GitHub, the code repository to the stars (and everyone else), is aware that it has vulnerabilities in its massive codebase. This is bad news for GitHub’s millions of users, but not to fear — the company is putting its best hackers on the job.
In a new bug bounty program, GitHub is specifically reaching out to white/gray-hat hackers in the security community to find all the nooks and crannies where bad guys might sneak into its codebase.
Said hackers find the vulnerabilities, they collect the bounty (both cash via PayPal and “points” for the leaderboard — sorry, no flipping Bitcoins), and everybody wins.
Right now, GitHub is seeking “researchers” to poke holes in the GitHub API, Gist (GitHub’s code snippet service), and GitHub.com.

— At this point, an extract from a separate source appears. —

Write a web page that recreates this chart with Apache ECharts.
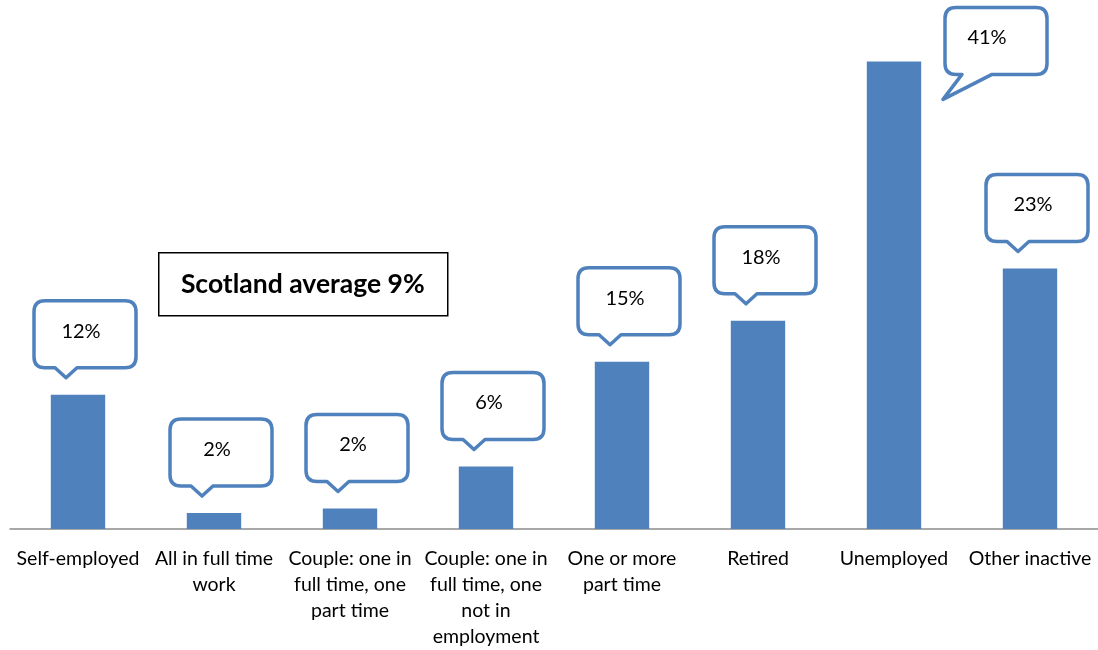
<!DOCTYPE html>
<html>
<head>
<meta charset="utf-8">
<script src="https://cdn.jsdelivr.net/npm/echarts@6/dist/echarts.min.js"></script>
<style>
  html, body { margin: 0; padding: 0; background: #fff; }
  #chart { width: 1098px; height: 650px; }
</style>
</head>
<body>
<div id="chart"></div>
<script>
  const categories = [
    'Self-employed',
    'All in full time\nwork',
    'Couple: one in\nfull time, one\npart time',
    'Couple: one in\nfull time, one\nnot in\nemployment',
    'One or more\npart time',
    'Retired',
    'Unemployed',
    'Other inactive'
  ];
  const rates = [11.8, 1.4, 1.8, 5.5, 14.7, 18.3, 41.1, 22.9];
  const rateLabels = ['12%', '2%', '2%', '6%', '15%', '18%', '41%', '23%'];
  const averageText = 'Scotland average 9%';

  const blue = '#4F81BD';
  const font = 'Lato, "Open Sans", sans-serif';

  // speech bubble above the bar, or to the right when there is no room above
  function bubble(params, api) {
    const i = api.value(0);
    const top = api.coord([i, api.value(1)]);
    const w = 102, h = 67, r = 11;
    let x, y, tail, tx;
    if (top[1] - 26 - h - 11 > 0) {
      x = top[0] - 44;
      y = top[1] - 27 - h;
      tail = [[x + 43, y + h], [x + 32, y + h + 10], [x + 21, y + h]];
      tx = x + w / 2 - 4;
    } else {
      x = top[0] + 51;
      y = top[1] - 54;
      tail = [[x + 47, y + h], [x - 2, y + h + 25], [x + 17, y + h]];
      tx = x + w / 2 - 9;
    }
    const d = 'M' + (x + r) + ',' + y +
      ' L' + (x + w - r) + ',' + y +
      ' Q' + (x + w) + ',' + y + ' ' + (x + w) + ',' + (y + r) +
      ' L' + (x + w) + ',' + (y + h - r) +
      ' Q' + (x + w) + ',' + (y + h) + ' ' + (x + w - r) + ',' + (y + h) +
      ' L' + tail[0][0] + ',' + tail[0][1] +
      ' L' + tail[1][0] + ',' + tail[1][1] +
      ' L' + tail[2][0] + ',' + tail[2][1] +
      ' L' + (x + r) + ',' + (y + h) +
      ' Q' + x + ',' + (y + h) + ' ' + x + ',' + (y + h - r) +
      ' L' + x + ',' + (y + r) +
      ' Q' + x + ',' + y + ' ' + (x + r) + ',' + y + ' Z';
    return {
      type: 'group',
      children: [
        {
          type: 'path',
          shape: { pathData: d },
          style: { fill: '#fff', stroke: blue, lineWidth: 3.5, lineJoin: 'round' }
        },
        {
          type: 'text',
          style: {
            text: rateLabels[params.dataIndex],
            x: tx, y: y + h / 2 - 3,
            align: 'center', verticalAlign: 'middle',
            fontSize: 20, fontFamily: font, fill: '#000'
          }
        }
      ]
    };
  }

  const chart = echarts.init(document.getElementById('chart'));
  chart.setOption({
    animation: false,
    grid: { left: 10, right: 0, top: 0, bottom: 118 },
    xAxis: {
      type: 'category',
      data: categories,
      axisLine: { lineStyle: { color: '#8c8c8c', width: 1.5 } },
      axisTick: { length: 6, lineStyle: { color: '#8c8c8c', width: 1.5 } },
      axisLabel: {
        interval: 0, margin: 17, color: '#000',
        fontSize: 19.5, lineHeight: 26, fontFamily: font
      }
    },
    yAxis: {
      type: 'value', min: 0, max: 46.5, show: false,
      splitLine: { show: false }
    },
    series: [
      {
        type: 'bar',
        data: rates,
        barWidth: '40%',
        itemStyle: { color: blue }
      },
      {
        type: 'custom',
        data: rates.map((v, i) => [i, v]),
        renderItem: bubble,
        clip: false,
        z: 5
      }
    ],
    graphic: [
      {
        type: 'group',
        left: 158, top: 252,
        children: [
          {
            type: 'rect',
            shape: { x: 0, y: 0, width: 289, height: 63 },
            style: { fill: '#fff', stroke: '#000', lineWidth: 1.5 }
          },
          {
            type: 'text',
            style: {
              text: averageText, x: 144, y: 32,
              align: 'center', verticalAlign: 'middle',
              fontSize: 26.5, fontWeight: 'bold', fontFamily: font, fill: '#000'
            }
          }
        ]
      }
    ]
  });
</script>
</body>
</html>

Bounty hunters can expect rewards ranging from $100 to $5,000, and people ages 13 and up from around the world (except trade-embargoed/governmentally sanctioned countries such as Cuba and the Sudan) are encouraged to participate.

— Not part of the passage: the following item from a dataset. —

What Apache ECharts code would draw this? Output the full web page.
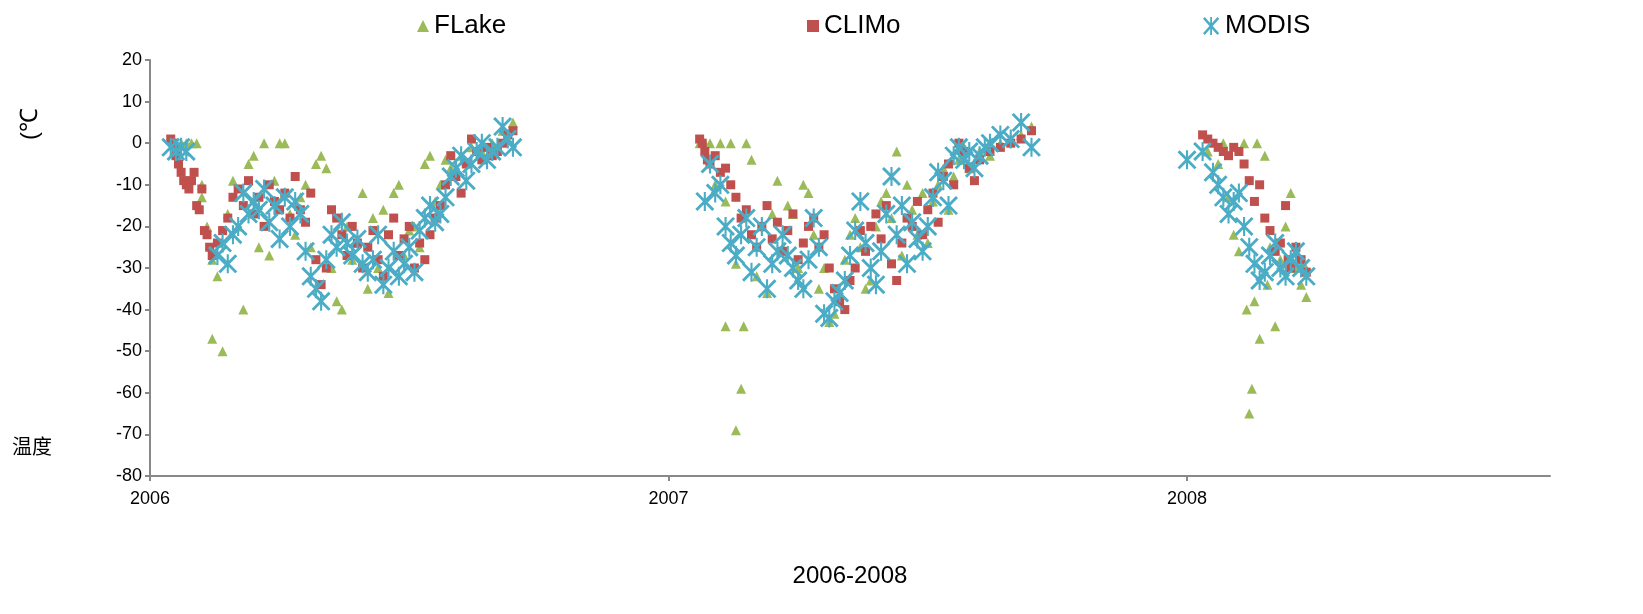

Wouldn’t that be a fun line item on a teenage resume?
Cash rewards will be made at GitHub’s discretion for open bounties and perhaps for vulnerability reports on GitHub’s other apps, which range across a multitude of platforms.
The rules of the program pretty much follow the “don’t be a d**k” line of thinking: Don’t publicly expose a bug that hasn’t been fixed yet; don’t hack into someone else’s account or compromise other users’ data; don’t mess with scanners, DDoS attacks, or non-technical attacks.
The company will be opening up more bounties as time goes by. Happy hacking!